# Jergens natural glow (with pics)



## Pink_minx (Dec 25, 2005)

Anyone tried this? is it safe to use it on your face?


----------



## prppygrl69 (Dec 25, 2005)

ehh i wouldnt use on the face but cuz of the oils on your face.have you ever used a self tanner n then not washed your hands? your all orange and smell bad cuz of the oils in your hands so imagine what itd do to your face now some you can use on your face that ive tried n there 'ok' but the jergens natural glow i think is alright id prolly rate it a 7 out of 10 it doesnt smell bad like others do and it also has little shimmers in it which i really like its worth payin like the 6 bucks i deff liked it


----------



## Pink_minx (Dec 25, 2005)

ok use it for the body but not for the face.  Hrmm cause my face is pale right now because of winter and during the summer my body gets really dark but its harder for my face to tan but I dont want to go out in the sun and damage my skin anymore soo, any tanners that are good for the face too?


----------



## prppygrl69 (Dec 25, 2005)

yeah ive used coppertone endless summer for the face and that worked really well


----------



## caRpediEm17 (Dec 25, 2005)

i use it on my face and it works juSs fine, i havent broken out from it or anything...i juSs use it as my moisturizer every morning and night..i also have combination skin..i dono if that makes a difference...but yeah i dono it might juSs be me...but i love it, definitely worth the money


----------



## Pink_minx (Dec 25, 2005)

Yeah I have combination skin too,  but I will just get the jergens body glow for now and see how it works! thanks girls


----------



## mel0622 (Dec 25, 2005)

is this the natural glow moisturizer tanning thing? if so lol i have it and i use it on my face. i've never had a problem with it. its good it lets u decide how dark u want it or not. it goes away after awhile cuz its only on the outside part of ur skin so u know when ur skin sheds ur back w/ ur original color. lol


----------



## Pink_minx (Dec 25, 2005)

How long does it stay on? and yes its the natural glow tanning lotion


----------



## kimmy (Dec 25, 2005)

you can use the jergen's body gow on your face, but just make sure that you wash your face at least once a day otherwise it can be hell on your pores ;]


----------



## Pink_minx (Dec 26, 2005)

what other tanners are safe for your face and chest those are my whitest areas eh.


----------



## karen (Dec 26, 2005)

I haven't used it for a while, but I never had any problems with it on my face, when I did.
It's extremely subtle, so don't worry too much about streaking or anything.


----------



## user3 (Dec 28, 2005)

I did use it on my face but it did breakout my chest and neck. It has mineral oil in it and that just doesn't work well for me.

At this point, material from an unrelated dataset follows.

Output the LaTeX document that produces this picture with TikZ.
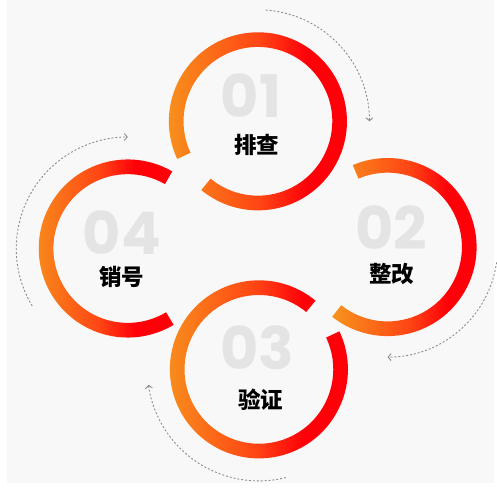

Aloette has a great nice one for the face or you can just use a powder bronzer like Nars Laguna.


----------



## swaly (Dec 28, 2005)

I use Coppertone's bronzing foam in light/medium (it's the one with dual chambers)...it's fairly mild, but it made me break out. Never used the Jergens stuff, but considering it's not even made for the face I probably wouldn't try it!


----------



## Pink_minx (Dec 28, 2005)

thanks girls for the advice! I guess using a powder bronzer will be much safer than using tanning lotion that is meant for the body.


----------



## sasse142 (May 10, 2006)

*Tanning lotion.....*

Huge raves for Jergens Natural glow in medium/tan........Love it......I see results almost immediately......I was using the fair skin toned one for a little while with no results.........Definitely get medium/tan.......  I used it once and I have a slight tan......can't wait till tomorrow (day 2)


----------



## ChynaSkye (May 10, 2006)

omg this stuff is wonderful
i am very fair only can really wear N3 fix or nc5 sheerbecause both nc15 and nw15 tend to look deep at times. i burn so easily that a tan is not possible. i love having just a little color but not like self tanners usually do too much. i tried the Jergens formula and it has a beautiful look. no streaks, no orange yuckiness and not a bad smell. just moisturize and you are done.


----------



## sasse142 (May 12, 2006)

After pics taken today after 5 days of using.  This is using medium/tan cause the other 2 colors didn't work for me.  I have mixed feeling about it.  Its my first time using a "self tanner" so I'm not sure but I'm seeing myself a bit orange........blah

http://img.photobucket.com/albums/v1...t/100_3276.jpg






http://img.photobucket.com/albums/v1...t/100_4003.jpg


----------



## bottleblack (May 12, 2006)

That looks pretty good! Did you only use it on your face or the rest of your body as well?


----------



## user3 (May 12, 2006)

Looks very nice on you


----------



## queenofdisaster (May 12, 2006)

i wanna try it now! it looks good!!! its like a perfect glow, not too much, just perfect...


----------



## Femme Noir (May 12, 2006)

looks good! Now you have to buy new face makeup! haha. how long does the effect last?


----------



## sasse142 (May 12, 2006)

Quote:

   Originally Posted by *Femme Noir* 
_looks good! Now you have to buy new face makeup! haha. how long does the effect last?_

 
Not sure its my first week using it :-/


----------



## sasse142 (May 12, 2006)

Quote:

   Originally Posted by *queenofdisaster* 
_i wanna try it now! it looks good!!! its like a perfect glow, not too much, just perfect..._

 
Lol thanx........I thought it looked a bit orange since its my first self tanner and the whole orange thing is stuck on my head but I've gotten a few compliments


----------



## Ms. Z (May 12, 2006)

It works!  I may just try that.  Last year I used the one for the body, but only my my legs.  Will you update us on how it looks when it starts to fade, or if it streaks or becomes an unnatural color?


----------



## AlliSwan (May 12, 2006)

I think it looks great and totally natural! ESPECIALLY great job for a first try!


----------



## Shawna (May 12, 2006)

I think it looks great!  Was it difficult to use?  I am the ice queen of pale so I am terrified to try any self tanners, but that one has always caught my attention.


----------



## sasse142 (May 19, 2006)

Quote:

   Originally Posted by *bottleblack* 
_That looks pretty good! Did you only use it on your face or the rest of your body as well?_

 
 I used ng for face then ng for body......


----------